Output each entry verbatim and exclude every picture from it.
------
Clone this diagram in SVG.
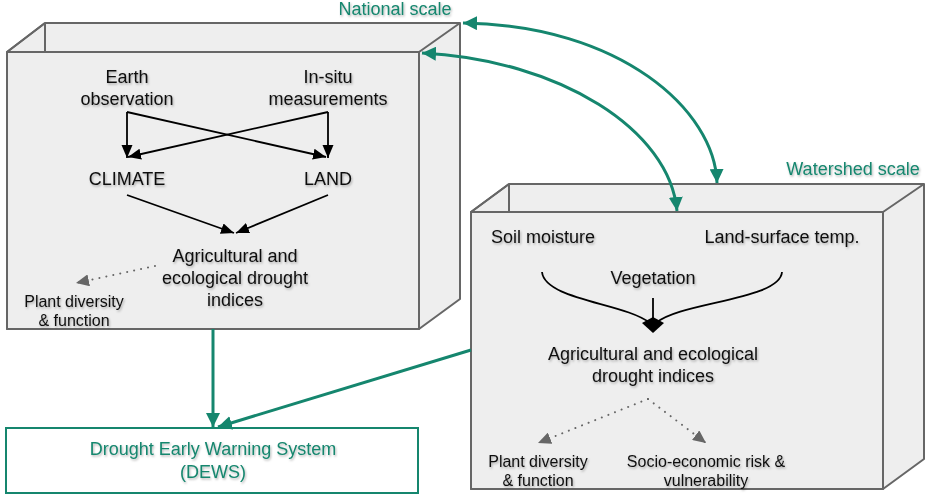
<svg xmlns="http://www.w3.org/2000/svg" width="926" height="501" viewBox="0 0 926 501">
<style>
.box{fill:#eeeeee;stroke:#666666;stroke-width:2;stroke-linejoin:round}
.t{font-family:"Liberation Sans",Arial,sans-serif;font-size:18px;fill:#111;text-anchor:middle;filter:url(#sh)}
.s{font-size:16px}
.tl{fill:#15866e}
.blk{stroke:#000;stroke-width:1.8;fill:none;marker-end:url(#ab)}
.dot{stroke:#666;stroke-width:2;stroke-dasharray:0.1 7;stroke-linecap:round;fill:none;marker-end:url(#ag)}
.teal{stroke:#15866e;stroke-width:3;fill:none}
</style>
<defs>
<filter id="sh" x="-10%" y="-30%" width="120%" height="160%"><feDropShadow dx="1" dy="1.5" stdDeviation="1.2" flood-color="#000" flood-opacity="0.3"/></filter>
<marker id="ab" markerUnits="userSpaceOnUse" markerWidth="14" markerHeight="12" refX="13" refY="5.5" orient="auto"><path d="M0,0 L13,5.5 L0,11 z" fill="#000"/></marker>
<marker id="ag" markerUnits="userSpaceOnUse" markerWidth="14" markerHeight="12" refX="13" refY="6" orient="auto"><path d="M0,0 L13,6 L0,12 z" fill="#666"/></marker>
<marker id="at" markerUnits="userSpaceOnUse" markerWidth="15" markerHeight="14" refX="14" refY="7" orient="auto-start-reverse"><path d="M0,0 L14,7 L0,14 z" fill="#15866e"/></marker>
</defs>

<g id="national">
<path class="box" d="M45,23 L460,23 L460,299 L419,329 L7,329 L7,52 Z"/>
<path class="box" fill="none" d="M7,52 L45,23 M419,52 L460,23 M45,23 L45,52"/>
<rect class="box" x="7" y="52" width="412" height="277"/>
<text class="t tl" x="395" y="15">National scale</text>
<text class="t" x="127" y="83">Earth</text>
<text class="t" x="127" y="105">observation</text>
<text class="t" x="328" y="83">In-situ</text>
<text class="t" x="328" y="105">measurements</text>
<text class="t" x="127" y="185">CLIMATE</text>
<text class="t" x="328" y="185">LAND</text>
<text class="t" x="235" y="262">Agricultural and</text>
<text class="t" x="235" y="284">ecological drought</text>
<text class="t" x="235" y="306">indices</text>
<text class="t s" x="74" y="307">Plant diversity</text>
<text class="t s" x="74" y="326">&amp; function</text>
<path class="blk" d="M127,112 L127,158"/>
<path class="blk" d="M127,112 L326,157"/>
<path class="blk" d="M328,112 L328,158"/>
<path class="blk" d="M328,112 L128,157"/>
<path class="blk" d="M127,195 L234,233"/>
<path class="blk" d="M328,195 L236,233"/>
<path class="dot" d="M155,266 L76,283"/>
</g>

<g id="watershed">
<path class="box" d="M509,184 L924,184 L924,459 L883,489 L471,489 L471,212 Z"/>
<path class="box" fill="none" d="M471,212 L509,184 M883,212 L924,184 M509,184 L509,212"/>
<rect class="box" x="471" y="212" width="412" height="277"/>
<text class="t tl" x="853" y="175">Watershed scale</text>
<text class="t" x="543" y="243">Soil moisture</text>
<text class="t" x="782" y="243">Land-surface temp.</text>
<text class="t" x="653" y="284">Vegetation</text>
<text class="t" x="653" y="360">Agricultural and ecological</text>
<text class="t" x="653" y="382">drought indices</text>
<text class="t s" x="538" y="467">Plant diversity</text>
<text class="t s" x="538" y="486">&amp; function</text>
<text class="t s" x="706" y="467">Socio-economic risk &amp;</text>
<text class="t s" x="706" y="486">vulnerability</text>
<path d="M542,272 C545,300 625,303 650,323" stroke="#000" stroke-width="1.8" fill="none"/>
<path d="M782,272 C780,300 680,302 656,323" stroke="#000" stroke-width="1.8" fill="none"/>
<path d="M653,298 L653,322" stroke="#000" stroke-width="1.8"/>
<path d="M642,323 L653,317 L664,323 L653,333 Z" fill="#000"/>
<path class="dot" d="M648,399 L538,443"/>
<path class="dot" d="M648,399 L706,443"/>
</g>

<g id="dews">
<rect x="6" y="428" width="412" height="65" fill="#fff" stroke="#15866e" stroke-width="2"/>
<text class="t tl" x="213" y="455">Drought Early Warning System</text>
<text class="t tl" x="213" y="478">(DEWS)</text>
</g>

<g id="connectors">
<path class="teal" marker-end="url(#at)" d="M213,329 L213,427"/>
<path class="teal" marker-end="url(#at)" d="M471,350 L218,427"/>
<path class="teal" marker-start="url(#at)" marker-end="url(#at)" d="M463,23 C620,25 715,110 717,183"/>
<path class="teal" marker-start="url(#at)" marker-end="url(#at)" d="M422,53 C560,60 670,130 677,211"/>
</g>
</svg>
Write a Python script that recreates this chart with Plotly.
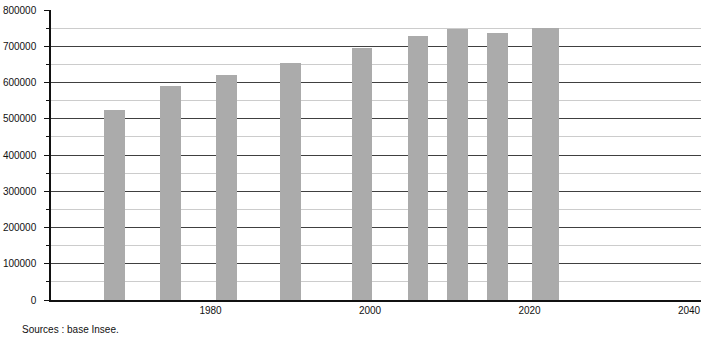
import plotly.graph_objects as go

years = [1968, 1975, 1982, 1990, 1999, 2006, 2011, 2016, 2022]
population = [524000, 590000, 621000, 655000, 696000, 729000, 747000, 737000, 751000]
x_ticks = [1980, 2000, 2020, 2040]
y_ticks = [0, 100000, 200000, 300000, 400000, 500000, 600000, 700000, 800000]

fig = go.Figure()
fig.add_trace(go.Bar(
    x=years, y=population,
    width=[2.6] * 8 + [3.4],
    marker=dict(color="#ababab", line=dict(width=0)),
    hoverinfo="x+y",
))

font = dict(family="Liberation Sans, Arial, sans-serif", size=10, color="#111111")

fig.update_layout(
    width=710, height=340,
    margin=dict(l=51, r=9, t=10, b=40, autoexpand=False),
    paper_bgcolor="white", plot_bgcolor="white",
    font=font,
    showlegend=False,
    bargap=0,
    xaxis=dict(
        range=[1960, 2041.5],
        tickvals=x_ticks,
        ticktext=[str(v) for v in x_ticks],
        showgrid=False, zeroline=False,
        showline=True, linecolor="#111111", linewidth=1.5,
        ticks="", tickfont=font, automargin=False,
    ),
    yaxis=dict(
        range=[0, 800000],
        tickvals=y_ticks,
        ticktext=[str(v) for v in y_ticks],
        showgrid=True, gridcolor="#404040", gridwidth=1,
        zeroline=False,
        showline=True, linecolor="#111111", linewidth=1.5,
        ticks="outside", ticklen=5, tickcolor="#111111", tickwidth=1,
        ticklabelstandoff=6, automargin=False,
        tickfont=font,
        minor=dict(dtick=50000, showgrid=True, gridcolor="#cccccc", gridwidth=1,
                   ticks="outside", ticklen=3, tickcolor="#111111"),
    ),
    annotations=[dict(
        text="Sources : base Insee.", x=0, y=0, xref="paper", yref="paper",
        showarrow=False, font=font, xanchor="left", yanchor="middle",
    )],
)
plot_w = 710 - 51 - 9
plot_h = 340 - 10 - 40
fig.layout.annotations[0].x = (20 - 51) / plot_w
fig.layout.annotations[0].y = (340 - 40 - 329) / plot_h

fig.write_html("out.html")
------
▶ **Task output**:
Clone this diagram in SVG.
<svg xmlns="http://www.w3.org/2000/svg" width="926" height="501" viewBox="0 0 926 501">
<style>
.box{fill:#eeeeee;stroke:#666666;stroke-width:2;stroke-linejoin:round}
.t{font-family:"Liberation Sans",Arial,sans-serif;font-size:18px;fill:#111;text-anchor:middle;filter:url(#sh)}
.s{font-size:16px}
.tl{fill:#15866e}
.blk{stroke:#000;stroke-width:1.8;fill:none;marker-end:url(#ab)}
.dot{stroke:#666;stroke-width:2;stroke-dasharray:0.1 7;stroke-linecap:round;fill:none;marker-end:url(#ag)}
.teal{stroke:#15866e;stroke-width:3;fill:none}
</style>
<defs>
<filter id="sh" x="-10%" y="-30%" width="120%" height="160%"><feDropShadow dx="1" dy="1.5" stdDeviation="1.2" flood-color="#000" flood-opacity="0.3"/></filter>
<marker id="ab" markerUnits="userSpaceOnUse" markerWidth="14" markerHeight="12" refX="13" refY="5.5" orient="auto"><path d="M0,0 L13,5.5 L0,11 z" fill="#000"/></marker>
<marker id="ag" markerUnits="userSpaceOnUse" markerWidth="14" markerHeight="12" refX="13" refY="6" orient="auto"><path d="M0,0 L13,6 L0,12 z" fill="#666"/></marker>
<marker id="at" markerUnits="userSpaceOnUse" markerWidth="15" markerHeight="14" refX="14" refY="7" orient="auto-start-reverse"><path d="M0,0 L14,7 L0,14 z" fill="#15866e"/></marker>
</defs>

<g id="national">
<path class="box" d="M45,23 L460,23 L460,299 L419,329 L7,329 L7,52 Z"/>
<path class="box" fill="none" d="M7,52 L45,23 M419,52 L460,23 M45,23 L45,52"/>
<rect class="box" x="7" y="52" width="412" height="277"/>
<text class="t tl" x="395" y="15">National scale</text>
<text class="t" x="127" y="83">Earth</text>
<text class="t" x="127" y="105">observation</text>
<text class="t" x="328" y="83">In-situ</text>
<text class="t" x="328" y="105">measurements</text>
<text class="t" x="127" y="185">CLIMATE</text>
<text class="t" x="328" y="185">LAND</text>
<text class="t" x="235" y="262">Agricultural and</text>
<text class="t" x="235" y="284">ecological drought</text>
<text class="t" x="235" y="306">indices</text>
<text class="t s" x="74" y="307">Plant diversity</text>
<text class="t s" x="74" y="326">&amp; function</text>
<path class="blk" d="M127,112 L127,158"/>
<path class="blk" d="M127,112 L326,157"/>
<path class="blk" d="M328,112 L328,158"/>
<path class="blk" d="M328,112 L128,157"/>
<path class="blk" d="M127,195 L234,233"/>
<path class="blk" d="M328,195 L236,233"/>
<path class="dot" d="M155,266 L76,283"/>
</g>

<g id="watershed">
<path class="box" d="M509,184 L924,184 L924,459 L883,489 L471,489 L471,212 Z"/>
<path class="box" fill="none" d="M471,212 L509,184 M883,212 L924,184 M509,184 L509,212"/>
<rect class="box" x="471" y="212" width="412" height="277"/>
<text class="t tl" x="853" y="175">Watershed scale</text>
<text class="t" x="543" y="243">Soil moisture</text>
<text class="t" x="782" y="243">Land-surface temp.</text>
<text class="t" x="653" y="284">Vegetation</text>
<text class="t" x="653" y="360">Agricultural and ecological</text>
<text class="t" x="653" y="382">drought indices</text>
<text class="t s" x="538" y="467">Plant diversity</text>
<text class="t s" x="538" y="486">&amp; function</text>
<text class="t s" x="706" y="467">Socio-economic risk &amp;</text>
<text class="t s" x="706" y="486">vulnerability</text>
<path d="M542,272 C545,300 625,303 650,323" stroke="#000" stroke-width="1.8" fill="none"/>
<path d="M782,272 C780,300 680,302 656,323" stroke="#000" stroke-width="1.8" fill="none"/>
<path d="M653,298 L653,322" stroke="#000" stroke-width="1.8"/>
<path d="M642,323 L653,317 L664,323 L653,333 Z" fill="#000"/>
<path class="dot" d="M648,399 L538,443"/>
<path class="dot" d="M648,399 L706,443"/>
</g>

<g id="dews">
<rect x="6" y="428" width="412" height="65" fill="#fff" stroke="#15866e" stroke-width="2"/>
<text class="t tl" x="213" y="455">Drought Early Warning System</text>
<text class="t tl" x="213" y="478">(DEWS)</text>
</g>

<g id="connectors">
<path class="teal" marker-end="url(#at)" d="M213,329 L213,427"/>
<path class="teal" marker-end="url(#at)" d="M471,350 L218,427"/>
<path class="teal" marker-start="url(#at)" marker-end="url(#at)" d="M463,23 C620,25 715,110 717,183"/>
<path class="teal" marker-start="url(#at)" marker-end="url(#at)" d="M422,53 C560,60 670,130 677,211"/>
</g>
</svg>
Write a Python script that recreates this chart with Plotly.
import plotly.graph_objects as go

years = [1968, 1975, 1982, 1990, 1999, 2006, 2011, 2016, 2022]
population = [524000, 590000, 621000, 655000, 696000, 729000, 747000, 737000, 751000]
x_ticks = [1980, 2000, 2020, 2040]
y_ticks = [0, 100000, 200000, 300000, 400000, 500000, 600000, 700000, 800000]

fig = go.Figure()
fig.add_trace(go.Bar(
    x=years, y=population,
    width=[2.6] * 8 + [3.4],
    marker=dict(color="#ababab", line=dict(width=0)),
    hoverinfo="x+y",
))

font = dict(family="Liberation Sans, Arial, sans-serif", size=10, color="#111111")

fig.update_layout(
    width=710, height=340,
    margin=dict(l=51, r=9, t=10, b=40, autoexpand=False),
    paper_bgcolor="white", plot_bgcolor="white",
    font=font,
    showlegend=False,
    bargap=0,
    xaxis=dict(
        range=[1960, 2041.5],
        tickvals=x_ticks,
        ticktext=[str(v) for v in x_ticks],
        showgrid=False, zeroline=False,
        showline=True, linecolor="#111111", linewidth=1.5,
        ticks="", tickfont=font, automargin=False,
    ),
    yaxis=dict(
        range=[0, 800000],
        tickvals=y_ticks,
        ticktext=[str(v) for v in y_ticks],
        showgrid=True, gridcolor="#404040", gridwidth=1,
        zeroline=False,
        showline=True, linecolor="#111111", linewidth=1.5,
        ticks="outside", ticklen=5, tickcolor="#111111", tickwidth=1,
        ticklabelstandoff=6, automargin=False,
        tickfont=font,
        minor=dict(dtick=50000, showgrid=True, gridcolor="#cccccc", gridwidth=1,
                   ticks="outside", ticklen=3, tickcolor="#111111"),
    ),
    annotations=[dict(
        text="Sources : base Insee.", x=0, y=0, xref="paper", yref="paper",
        showarrow=False, font=font, xanchor="left", yanchor="middle",
    )],
)
plot_w = 710 - 51 - 9
plot_h = 340 - 10 - 40
fig.layout.annotations[0].x = (20 - 51) / plot_w
fig.layout.annotations[0].y = (340 - 40 - 329) / plot_h

fig.write_html("out.html")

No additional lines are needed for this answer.